Researchers from Yunnan University and Durham University studying ancient forms of priapulida, or penis worms, found that the fleshy marine crawlers used to live a hermit crab-like lifestyle over 500 million years ago by hiding inside shells they found on the seafloor. Their conclusions were published in Current Biology this week.
Curiously, the penis worms’ squatting strategy evolved before hermit crabs’, which traces back to around 170 million years ago. “There’s very little that these worms have got in common with hermit crabs,” says Martin Smith, co-author on the study and paleontologist at Durham University. “They’ve had to completely independently invent [shell gathering].”

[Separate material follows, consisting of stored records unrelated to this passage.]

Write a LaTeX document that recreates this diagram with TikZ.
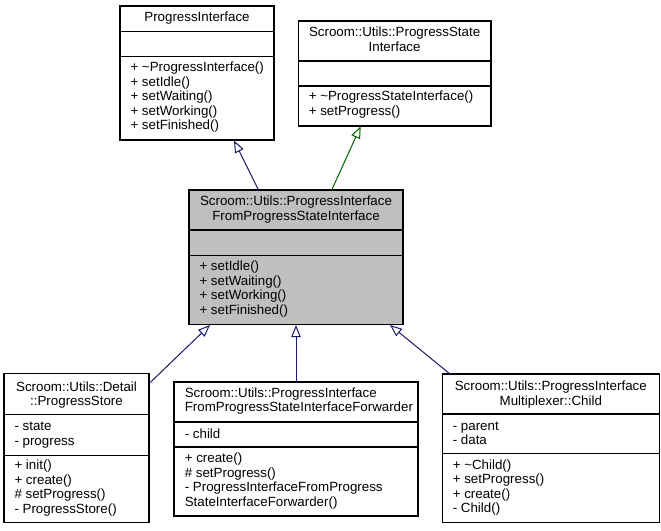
\documentclass[tikz,border=0pt]{standalone}
\usepackage{fontspec}
\setmainfont{Liberation Sans}
\usetikzlibrary{arrows.meta}
\definecolor{edgeblue}{HTML}{191970}
\definecolor{edgegreen}{HTML}{006400}
\definecolor{boxgray}{HTML}{BFBFBF}
\tikzset{
  umlrect/.style={draw=black, line width=0.8pt, fill=white, inner sep=0pt, outer sep=0pt, rectangle},
  sepline/.style={draw=black, line width=0.8pt},
  txt/.style={font=\fontsize{10}{12}\selectfont, inner sep=0pt, outer sep=0pt, text=black},
  inh/.style={draw=#1, line width=0.75pt, -{Triangle[open,length=9pt,width=7pt]}}
}
\newcommand\umlbox[8]{%
  \node[umlrect,#8,minimum width={(#4-#2)*0.75pt},minimum height={(#5-#3)*0.75pt}] (#1) at ({(#2+#4)/2},{(#3+#5)/2}) {};
  \draw[sepline] (#2,#6) -- (#4,#6) (#2,#7) -- (#4,#7);}
\newcommand\umllines[5]{%
  \foreach \t [count=\i] in {#5} {\node[txt,anchor=#4] (#1\i) at ({#2},{#3+14.55*(\i-1)}) {\t};}}
\begin{document}
\begin{tikzpicture}[x=0.75pt,y=-0.75pt]
\useasboundingbox (0,0) rectangle (661,531);

% ProgressInterface
\umlbox{pi}{120}{6}{274}{140}{31.7}{56.7}{}
\umllines{pi-t}{197}{21.5}{base}{ProgressInterface}
\umllines{pi-m}{130.5}{71.7}{base west}{+ \textasciitilde ProgressInterface(), + setIdle(), + setWaiting(), + setWorking(), + setFinished()}

% ProgressStateInterface
\umlbox{psi}{298.3}{21}{491}{126}{61}{86}{}
\umllines{psi-t}{394.6}{37}{base}{Scroom::Utils::ProgressState, Interface}
\umllines{psi-m}{308.8}{101}{base west}{+ \textasciitilde ProgressStateInterface(), + setProgress()}

% middle (highlighted)
\umlbox{mid}{189}{190}{403}{324.7}{230}{255.3}{fill=boxgray}
\umllines{mid-t}{296}{206}{base}{Scroom::Utils::ProgressInterface, FromProgressStateInterface}
\umllines{mid-m}{199.5}{270.7}{base west}{+ setIdle(), + setWaiting(), + setWorking(), + setFinished()}

% ProgressStore
\umlbox{ps}{4}{373.3}{149}{522.7}{414.7}{455.7}{}
\umllines{ps-t}{76.5}{391}{base}{Scroom::Utils::Detail, ::ProgressStore}
\umllines{ps-a}{14.5}{430.5}{base west}{- state, - progress}
\umllines{ps-m}{14.5}{469.5}{base west}{+ init(), + create(), \# setProgress(), - ProgressStore()}

% Forwarder
\umlbox{fwd}{174}{382}{418}{516}{422}{447}{}
\umllines{fwd-t}{184.8}{397.3}{base west}{Scroom::Utils::ProgressInterface, FromProgressStateInterfaceForwarder}
\umllines{fwd-a}{184.8}{438}{base west}{- child}
\umllines{fwd-m}{184.8}{462.7}{base west}{+ create(), \# setProgress(), - ProgressInterfaceFromProgress, StateInterfaceForwarder()}

% Multiplexer::Child
\umlbox{ch}{442.3}{374}{659.3}{522.7}{414}{453.3}{}
\umllines{ch-t}{550.8}{390.7}{base}{Scroom::Utils::ProgressInterface, Multiplexer::Child}
\umllines{ch-a}{452.8}{430}{base west}{- parent, - data}
\umllines{ch-m}{452.8}{469}{base west}{+ \textasciitilde Child(), + setProgress(), + create(), - Child()}

% connectors
\coordinate (e1a) at (258.5,190);  \coordinate (e1b) at (234,140.5);
\coordinate (e2a) at (331.7,190);  \coordinate (e2b) at (360.7,126.3);
\coordinate (e3a) at (150,382.7);  \coordinate (e3b) at (210,325);
\coordinate (e4a) at (296,382);    \coordinate (e4b) at (296,325);
\coordinate (e5a) at (450,374);    \coordinate (e5b) at (390,325);
\draw[inh=edgeblue]  (e1a) -- (e1b);
\draw[inh=edgegreen] (e2a) -- (e2b);
\draw[inh=edgeblue]  (e3a) -- (e3b);
\draw[inh=edgeblue]  (e4a) -- (e4b);
\draw[inh=edgeblue]  (e5a) -- (e5b);
\end{tikzpicture}
\end{document}
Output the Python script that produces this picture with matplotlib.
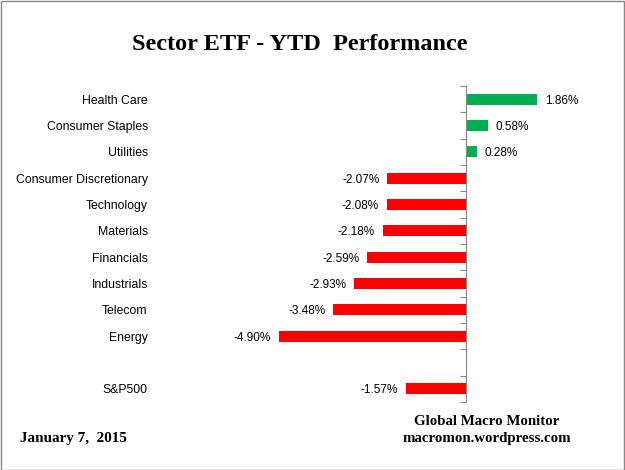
import numpy as np
import matplotlib.pyplot as plt

sectors = ['Health Care', 'Consumer Staples', 'Utilities', 'Consumer Discretionary',
           'Technology', 'Materials', 'Financials', 'Industrials', 'Telecom', 'Energy',
           '', 'S&P500']
ytd = [1.86, 0.58, 0.28, -2.07, -2.08, -2.18, -2.59, -2.93, -3.48, -4.90, np.nan, -1.57]

green = '#00B050'
red = '#FF0000'
axis_gray = '#868686'

fig = plt.figure(figsize=(6.25, 4.70), dpi=100)
ax = fig.add_axes([0.2566, 0.1447, 0.6723, 0.817 - 0.1447])

y = np.arange(len(sectors))
vals = np.array(ytd)
colors = [green if v > 0 else red for v in np.nan_to_num(vals)]
ax.barh(y, np.nan_to_num(vals), height=0.41, color=colors)

# value labels just past the bar ends
for yi, v in zip(y, vals):
    if np.isnan(v):
        continue
    if v >= 0:
        ax.text(v + 0.2, yi, f'{v:.2f}%', va='center_baseline', ha='left', fontsize=8.5,
                family='Liberation Sans')
    else:
        ax.text(v - 0.2, yi, f'{v:.2f}%', va='center_baseline', ha='right', fontsize=8.5,
                family='Liberation Sans')

ax.set_xlim(-8, 3)
ax.set_ylim(len(sectors) - 0.5, -0.5)
ax.set_yticks(y)
ax.set_yticklabels(sectors, fontsize=8.8, family='Liberation Sans')
ax.tick_params(axis='y', length=0, pad=9)
ax.set_xticks([])
for s in ax.spines.values():
    s.set_visible(False)

# category axis at zero with boundary ticks
ax2 = ax.twinx()
ax2.set_ylim(ax.get_ylim())
ax2.spines['right'].set_position(('data', 0))
ax2.spines['right'].set_color(axis_gray)
for s in ['left', 'top', 'bottom']:
    ax2.spines[s].set_visible(False)
ax2.set_yticks(np.arange(len(sectors) + 1) - 0.5)
ax2.set_yticklabels([])
ax2.tick_params(axis='y', direction='in', length=4, color=axis_gray)
ax2.set_xticks([])

fig.text(0.48, 0.905, 'Sector ETF - YTD  Performance', ha='center', va='center',
         fontsize=17.5, fontweight='bold', family='Liberation Serif')
fig.text(0.779, 0.104, 'Global Macro Monitor', ha='center', va='center',
         fontsize=10.7, fontweight='bold', family='Liberation Serif')
fig.text(0.779, 0.068, 'macromon.wordpress.com', ha='center', va='center',
         fontsize=10.7, fontweight='bold', family='Liberation Serif')
fig.text(0.032, 0.068, 'January 7,  2015', ha='left', va='center',
         fontsize=10.9, fontweight='bold', family='Liberation Serif')

fig.patches.append(plt.Rectangle((0.001, 0.001), 0.997, 0.996, transform=fig.transFigure,
                                 fill=False, edgecolor='#888888', linewidth=1))

fig.savefig('out.png', dpi=100)
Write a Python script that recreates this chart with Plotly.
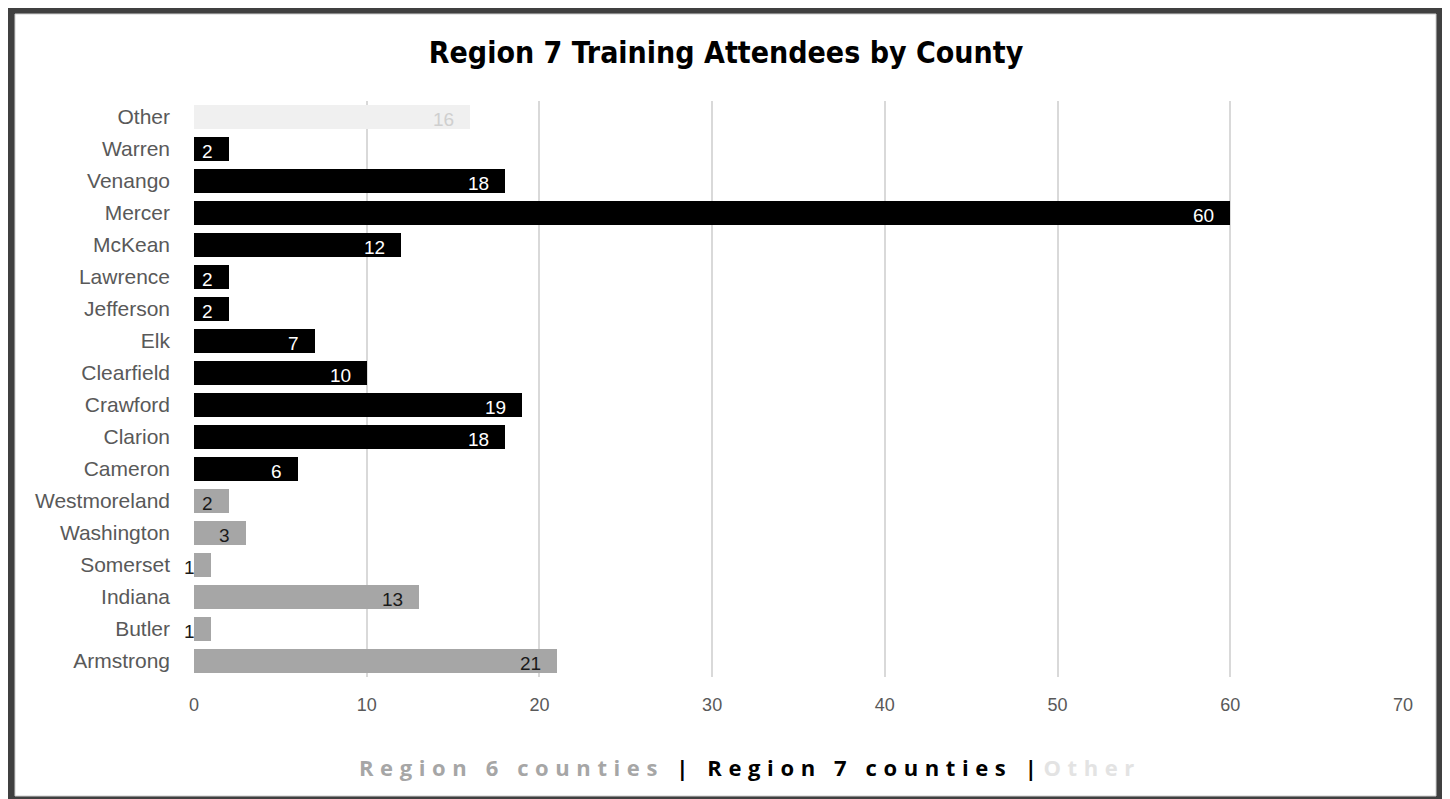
import plotly.graph_objects as go

# ---- data ----
region6_counties = ["Armstrong", "Butler", "Indiana", "Somerset", "Washington", "Westmoreland"]
region6_values = [21, 1, 13, 1, 3, 2]
region7_counties = ["Cameron", "Clarion", "Crawford", "Clearfield", "Elk", "Jefferson",
                    "Lawrence", "McKean", "Mercer", "Venango", "Warren"]
region7_values = [6, 18, 19, 10, 7, 2, 2, 12, 60, 18, 2]
other_counties = ["Other"]
other_values = [16]
x_ticks = [0, 10, 20, 30, 40, 50, 60, 70]

title_text = "Region 7 Training Attendees by County"

# ---- styles ----
C6 = "#a6a6a6"
C7 = "#000000"
CO = "#f0f0f0"
LBL6 = "#1a1a1a"
LBL7 = "#ffffff"
LBLO = "#cfcfcf"
COND = "DejaVu Sans Condensed, DejaVu Sans, sans-serif"
SANS = "Liberation Sans, Arial, sans-serif"

# page body has an 8px margin; figure coordinates below are relative to the figure
W, H = 1437, 791
L, R, T, B = 186, 42, 93, 122
PW, PH = W - L - R, H - T - B
OFF = 8


def px_x(sx):
    return (sx - OFF - L) / PW


def px_y(sy):
    return (H - B - (sy - OFF)) / PH


category_order = region6_counties + region7_counties + other_counties

fig = go.Figure()
groups = [
    ("Region 6 counties", region6_counties, region6_values, C6, LBL6),
    ("Region 7 counties", region7_counties, region7_values, C7, LBL7),
    ("Other", other_counties, other_values, CO, LBLO),
]
annotations = []
for name, cats, vals, col, lcol in groups:
    fig.add_trace(go.Bar(
        name=name, y=cats, x=vals, orientation="h",
        marker=dict(color=col, line=dict(width=0)),
        hoverinfo="x+y",
    ))
    for c, v in zip(cats, vals):
        annotations.append(dict(
            x=v, y=c, xref="x", yref="y", text=str(v), showarrow=False,
            xanchor="right", yanchor="middle", xshift=-14, yshift=-2,
            font=dict(family=SANS, size=19, color=lcol),
        ))

legend_text = (
    '<span style="letter-spacing:6.6px">'
    '<span style="color:#a6a6a6">Region 6 counties</span>'
    '<span style="color:#000000"> | Region 7 counties |</span>'
    '<span style="color:#e3e3e3">Other</span>'
    '</span>'
)
annotations.append(dict(
    x=px_x(750), y=px_y(767), xref="paper", yref="paper", text=legend_text,
    showarrow=False, xanchor="center", yanchor="middle",
    font=dict(family="Open Sans, Noto Sans, sans-serif", size=22, color="#000000", weight=700),
))

shapes = [dict(
    type="rect", xref="paper", yref="paper", layer="below",
    x0=px_x(15), x1=px_x(1436), y0=px_y(796), y1=px_y(14),
    fillcolor="white", line=dict(color="#cfcfcf", width=1),
)]

fig.update_layout(
    width=W, height=H,
    margin=dict(l=L, r=R, t=T, b=B, pad=0),
    paper_bgcolor="#404040", plot_bgcolor="white",
    barmode="stack", bargap=0.25,
    showlegend=False,
    title=dict(text=f"<b>{title_text}</b>", x=(726 - OFF) / W, xanchor="center",
               y=1 - (52 - OFF) / H, yanchor="middle", yref="container",
               font=dict(family=COND, size=30, color="#000000")),
    xaxis=dict(range=[0, 70], tickvals=x_ticks, showgrid=True, gridcolor="#d9d9d9",
               gridwidth=2, zeroline=False, showline=False, ticks="",
               ticklabelstandoff=15,
               tickfont=dict(family=SANS, size=18, color="#595959")),
    yaxis=dict(categoryorder="array", categoryarray=category_order, showgrid=False,
               zeroline=False, showline=False, ticks="", ticklabelstandoff=23,
               tickfont=dict(family=SANS, size=21, color="#595959")),
    annotations=annotations,
    shapes=shapes,
)

fig.write_html("out.html")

Smith and his partners in China analyzed materials collected over the last decade or so from the Wulongqing Formation in Guanshan, a former seabed that’s famed for preserving soft tissue and hard exoskeletons alike. In particular, the researchers looked at four ancient penis worm specimens that lived in cast-offs from hyoliths, a Cambrian creature with conical shells.
As they inspected the fossil, looking for physical traits that might give them clues on their history, certain features jumped out as evidence that these worms took up residence in the shells. First, the animals fit snugly inside the carapaces, suggesting they were adapting them for long-term homes and not just protection from the elements during breeding season. The animals also were found to have an enlarged posterior region, which would have helped anchor them to the appendages.
“Ultimately, what we came up with was that they were living full-time in the shells just as modern hermit crabs do,” Smith says.
These clues give the researchers a better understanding of the lives of these old-school hermits—modern penis worms no longer wrap it up—along with the ocean more broadly during Cambrian times. The ancient penis worms were likely making complex decisions to find shells that fit them, and upgrade when their homes were getting a bit too cramped. This kind of sophisticated behavior hadn’t been documented among Cambrian creatures before, and is more commonly seen later during the Mesozoic Era. It suggests that the Cambrian Period might have more advanced predators than previously thought.
The discovery also nods to the crab-ification of things, or the way that so many organisms in different ancestral lines end up in shells. Penis worm ancestors may have beat hermit crabs in the race in this case, but plenty of other creatures have evolved to form or borrow exoskeletons to eke out a survival in tough environments throughout history. Smith explains that the repeatability of this pattern on Earth could predict the way life adapts generally under threat from predators.
“You can imagine if we discover life on Jupiter or Mars or elsewhere in the galaxy,” Smith says, “it’s looking like a reasonable assumption that maybe there’ll be alien hermit crabs.”